The result of the SIP will ultimately inform the University’s decision whether to curtail programs and, if they do, which programs to curtail. If PSU were to begin curtailment, it would do so within the programs named for the SIP, Bowditch said.
The AAUP collective bargaining agreement establishes more specific requirements for curtailment than for the SIP. In order for the University to begin curtailment, at least one of three conditions must be met: insufficient enrollment, inability to find or keep faculty, or a change in the University’s “direction or mission.”

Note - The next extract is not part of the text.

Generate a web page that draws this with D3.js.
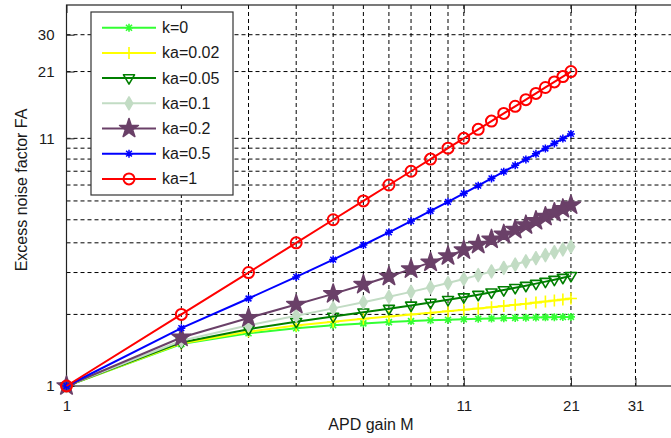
<!DOCTYPE html>
<html><head><meta charset="utf-8">
<script src="https://cdn.jsdelivr.net/npm/d3@7/dist/d3.min.js"></script>
<style>
html,body{margin:0;padding:0;background:#fff;overflow:hidden}
text{font-family:Arial,"Liberation Sans",Helvetica,sans-serif;fill:#1a1a1a}
</style></head>
<body>
<svg id="c" width="671" height="438"></svg>
<script>
// ---------- data ----------
const gainM = [1,2,3,4,5,6,7,8,9,10,11,12,13,14,15,16,17,18,19,20,21];
const legendLabels = ["k=0","ka=0.02","ka=0.05","ka=0.1","ka=0.2","ka=0.5","ka=1"];
const F_k0    = [1,1.5,1.667,1.75,1.8,1.833,1.857,1.875,1.889,1.9,1.909,1.917,1.923,1.929,1.933,1.938,1.941,1.944,1.947,1.95,1.952];
const F_ka002 = [1,1.51,1.693,1.795,1.864,1.917,1.96,1.998,2.031,2.062,2.091,2.118,2.145,2.17,2.195,2.219,2.242,2.266,2.288,2.311,2.333];
const F_ka005 = [1,1.525,1.733,1.863,1.96,2.042,2.114,2.181,2.244,2.305,2.364,2.421,2.477,2.532,2.587,2.641,2.694,2.747,2.8,2.853,2.905];
const F_ka01  = [1,1.55,1.8,1.975,2.12,2.25,2.371,2.488,2.6,2.71,2.818,2.925,3.031,3.136,3.24,3.344,3.447,3.55,3.653,3.755,3.857];
const F_ka02  = [1,1.6,1.933,2.2,2.44,2.667,2.886,3.1,3.311,3.52,3.727,3.933,4.138,4.343,4.547,4.75,4.953,5.156,5.358,5.56,5.762];
const F_ka05  = [1,1.75,2.333,2.875,3.4,3.917,4.429,4.938,5.444,5.95,6.455,6.958,7.462,7.964,8.467,8.969,9.471,9.972,10.474,10.975,11.476];
const F_ka1   = [1,2,3,4,5,6,7,8,9,10,11,12,13,14,15,16,17,18,19,20,21];
const xTickValues = [1,11,21,31];
const xTickLabels = ["1","11","21","31"];
const yTickValues = [1,11,21,30];
const yTickLabels = ["1","11","21","30"];
const xGridValues = [2,3,4,5,6,7,8,9,10,11,21,31];
const yGridValues = [2,3,4,5,6,7,8,9,10,11,21,30];

// ---------- styles ----------
const allSeries = [F_k0,F_ka002,F_ka005,F_ka01,F_ka02,F_ka05,F_ka1];
const colors = ["#33ff33","#ffff00","#007f00","#c2dcc4","#6a4068","#0000ff","#ff0000"];
const markerTypes = ["asterisk","plus","triDown","diamond","star","smallStar","circle"];

const svg = d3.select("#c");
const L=66.5, R=681.8, T=5, B=386;
const x = d3.scaleLog().domain([1,41]).range([L,R]);
const y = d3.scaleLog().domain([1,40]).range([B,T]);

// grid
const g = svg.append("g");
g.selectAll("line.gx").data(xGridValues).enter().append("line")
  .attr("x1",d=>x(d)).attr("x2",d=>x(d)).attr("y1",T).attr("y2",B)
  .attr("stroke","#000").attr("stroke-width",1).attr("stroke-dasharray","4,3");
g.selectAll("line.gy").data(yGridValues).enter().append("line")
  .attr("y1",d=>y(d)).attr("y2",d=>y(d)).attr("x1",L).attr("x2",R)
  .attr("stroke","#000").attr("stroke-width",1).attr("stroke-dasharray","4,3");

// axes box
svg.append("rect").attr("x",L).attr("y",T).attr("width",R-L).attr("height",B-T)
  .attr("fill","none").attr("stroke","#222").attr("stroke-width",1.2);

// ticks (inside)
const xb = d3.axisBottom(x).tickValues(xTickValues).tickFormat((d,i)=>xTickLabels[i]).tickSizeInner(-8).tickSizeOuter(0).tickPadding(14);
const ax = svg.append("g").attr("transform",`translate(0,${B})`).call(xb);
ax.select(".domain").remove();
ax.selectAll("line").attr("stroke","#222");
ax.selectAll("text").attr("font-size",15).attr("fill","#1a1a1a").attr("font-family","Arial, Liberation Sans, sans-serif");
const xt = d3.axisTop(x).tickValues(xTickValues).tickFormat("").tickSizeInner(-8).tickSizeOuter(0);
const axt = svg.append("g").attr("transform",`translate(0,${T})`).call(xt);
axt.select(".domain").remove(); axt.selectAll("line").attr("stroke","#222");

const yl = d3.axisLeft(y).tickValues(yTickValues).tickFormat((d,i)=>yTickLabels[i]).tickSizeInner(-8).tickSizeOuter(0).tickPadding(12);
const ay = svg.append("g").attr("transform",`translate(${L},0)`).call(yl);
ay.select(".domain").remove();
ay.selectAll("line").attr("stroke","#222");
ay.selectAll("text").attr("font-size",15).attr("fill","#1a1a1a").attr("font-family","Arial, Liberation Sans, sans-serif");

// axis titles
svg.append("text").attr("x",371).attr("y",430).attr("text-anchor","middle").attr("font-size",16).text("APD gain M");
svg.append("text").attr("transform","translate(27,190) rotate(-90)").attr("text-anchor","middle").attr("font-size",16).text("Excess noise factor FA");

// markers
function markerPath(type){
  switch(type){
    case "asterisk": { const r=4; const q=r*0.75;
      return `M${-r},0H${r}M0,${-r}V${r}M${-q},${-q}L${q},${q}M${-q},${q}L${q},${-q}`; }
    case "plus": { const r=6; return `M${-r},0H${r}M0,${-r}V${r}`; }
    case "triDown": { const s=5.5; return `M${-s},${-s*0.6}L${s},${-s*0.6}L0,${s*1.1}Z`; }
    case "diamond": return d3.symbol(d3.symbolDiamond,48)();
    case "star": return d3.symbol(d3.symbolStar,110)();
    case "smallStar": { const r=4; const q=r*0.72;
      return `M${-r},0H${r}M0,${-r}V${r}M${-q},${-q}L${q},${q}M${-q},${q}L${q},${-q}`; }
    case "circle": return d3.symbol(d3.symbolCircle,95)();
  }
}
function markerStyle(sel,type,color){
  const filled = (type==="diamond"||type==="star");
  sel.attr("d",markerPath(type))
    .attr("fill",filled?color:"none")
    .attr("stroke",color)
    .attr("stroke-width",type==="smallStar"?1.5:(type==="circle"?2:1.6))
    .attr("stroke-linejoin","round");
}

const line = d3.line().x((d,i)=>x(gainM[i])).y(d=>y(d));
allSeries.forEach((vals,si)=>{
  const gs = svg.append("g");
  gs.append("path").datum(vals).attr("d",line).attr("fill","none")
    .attr("stroke",colors[si]).attr("stroke-width",2);
  gs.selectAll("path.m").data(vals).enter().append("path").attr("class","m")
    .attr("transform",(d,i)=>`translate(${x(gainM[i])},${y(d)})`)
    .call(markerStyle,markerTypes[si],colors[si]);
});

// legend
const lg = svg.append("g");
lg.append("rect").attr("x",91).attr("y",12).attr("width",142).attr("height",183)
  .attr("fill","#fff").attr("stroke","#333").attr("stroke-width",1.2);
legendLabels.forEach((lab,i)=>{
  const cy = 27.7 + i*25.2;
  lg.append("line").attr("x1",102).attr("x2",156).attr("y1",cy).attr("y2",cy)
    .attr("stroke",colors[i]).attr("stroke-width",2);
  lg.append("path").attr("transform",`translate(129,${cy})`).call(markerStyle,markerTypes[i],colors[i]);
  lg.append("text").attr("x",162).attr("y",cy+5.5).attr("font-size",16).text(lab);
});
</script>
</body></html>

The change of mission clause was a red flag to some faculty, given PSU’s recent changes to its general education system and reorganization of the University broadly into a six-school structure. But if PSU curtails programs, it won’t be because of a change in mission, Bowditch told The Clock. “Neither the new academic structure nor the new Gen Ed will be responsible for program curtailment should that come to pass,” he said. “Rather it is changes in funding, changes in the world of higher education, demographic declines, and the changing desires of students as they declare majors that will be responsible for any potential curtailments.”
The more persistent issue for faculty was that of the SIP’s timeline. If the result of the SIP will determine program curtailment, then faculty are taking a big gamble by taking or not taking the SIP, said Scott Coykendall, a Communications and Media Studies professor. “It seems to me that we’re asking faculty to kind of roll the dice in this case because we don’t know who else will take the SIP,” he said. “That’s not really a fair situation to put faculty in.”
Some faculty have nonetheless announced their intention to take the SIP. “I lost my job,” Library Director Robin DeRosa said in a blog post. “I took a “voluntary” separation incentive to leave my position. It doesn’t feel voluntary,” she wrote. “Close to thirty tenured faculty at my regional public university in New Hampshire will “voluntarily” leave their positions or face retrenchment, which is the odd word that academics use in place of “getting fired.” I am one of the faculty members who is choosing to separate rather than waiting to be separated.”
The Office of Academic Affairs anticipates a complete picture of the SIP’s result by mid-November. “No decisions about program curtailment or anything else are going to be made until after the SIP runs its course,” Bowditch told faculty. If, at that point, OAA initiates a program’s curtailment, only then would affected faculty be notified, he said.